Kenya’s largest pension fund won a court ruling allowing it to increase monthly contributions after being unable to do so for more than nine years due to legal challenges.
(Bloomberg) — Kenya’s largest pension fund won a court ruling allowing it to increase monthly contributions after being unable to do so for more than nine years due to legal challenges.
The Court of Appeal ruled that legislation that would have let the National Social Security Fund to set contributions at 6% of workers’ monthly pensionable earnings with a payment matched by their employer from Jan. 10, 2014 is legal and can be implemented — overturning a previous order.
The decision will provide members the opportunity to enhance their savings, NSSF said in a statement. Before the ruling increasing contributions above a 200 shilling ($1.60) per month cap matched by employers was voluntary.

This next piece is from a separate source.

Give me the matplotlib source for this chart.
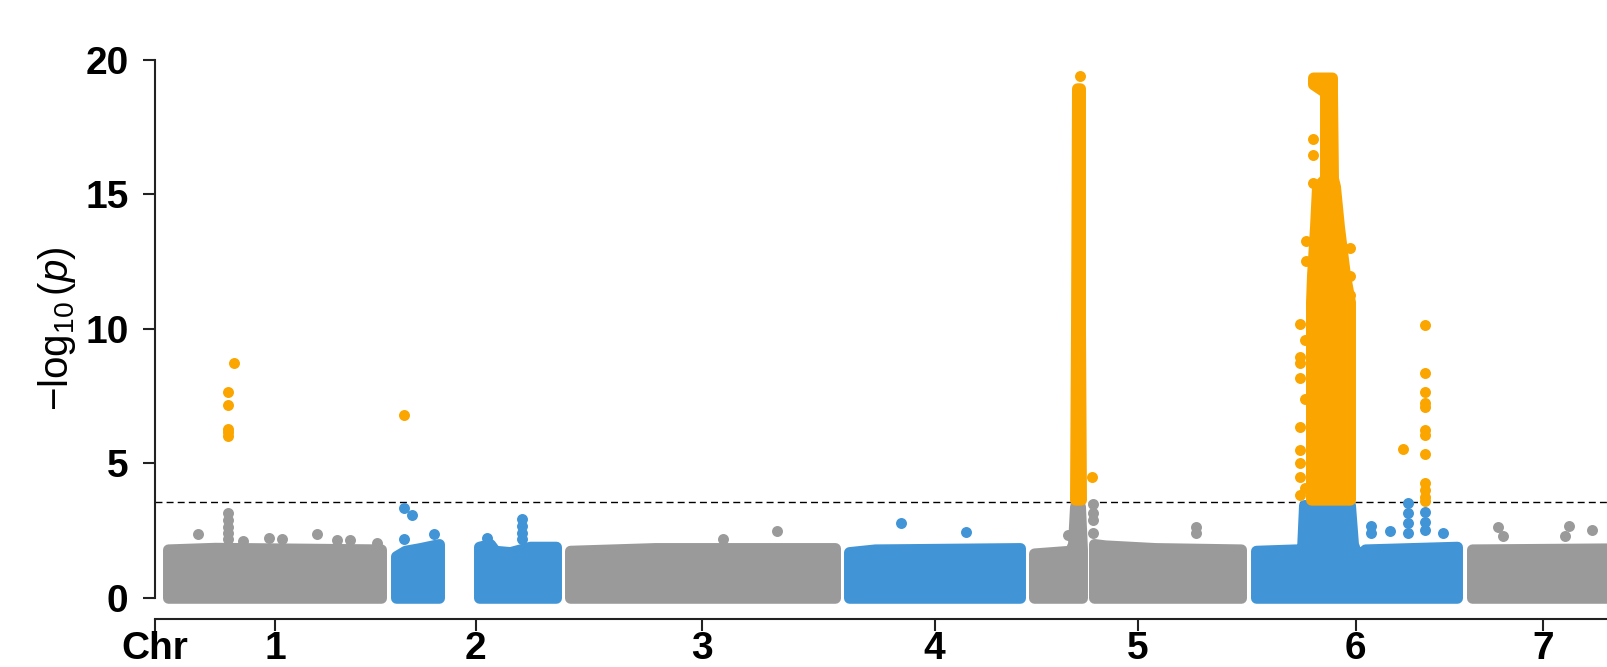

The increase should help the state-run fund improve its solvency ratio and grow assets.
NSSF’s net assets climbed 14% from a year earlier to 284.5 billion shillings in the 12 months through June 2021. Net return on investments grew 2.4 times to 32.7 billion shillings, the second straight year of growth. About 57% of the portfolio is held in government securities, 25% in stocks, 13% in real estate.
Still, while the amount of contributions will increase, it raises business labor costs and doesn’t address operational inefficiencies at the fund, said Rufus Mwanyasi, chief executive officer of Nairobi-based Canaan Capital.
Apollo Kiarii, CEO of the Kenya Tea Growers Association, said the organization is reviewing the judgment and “seeking legal advice on the next course of action.” The lobby group was one of 15 respondents that challenged the legislation.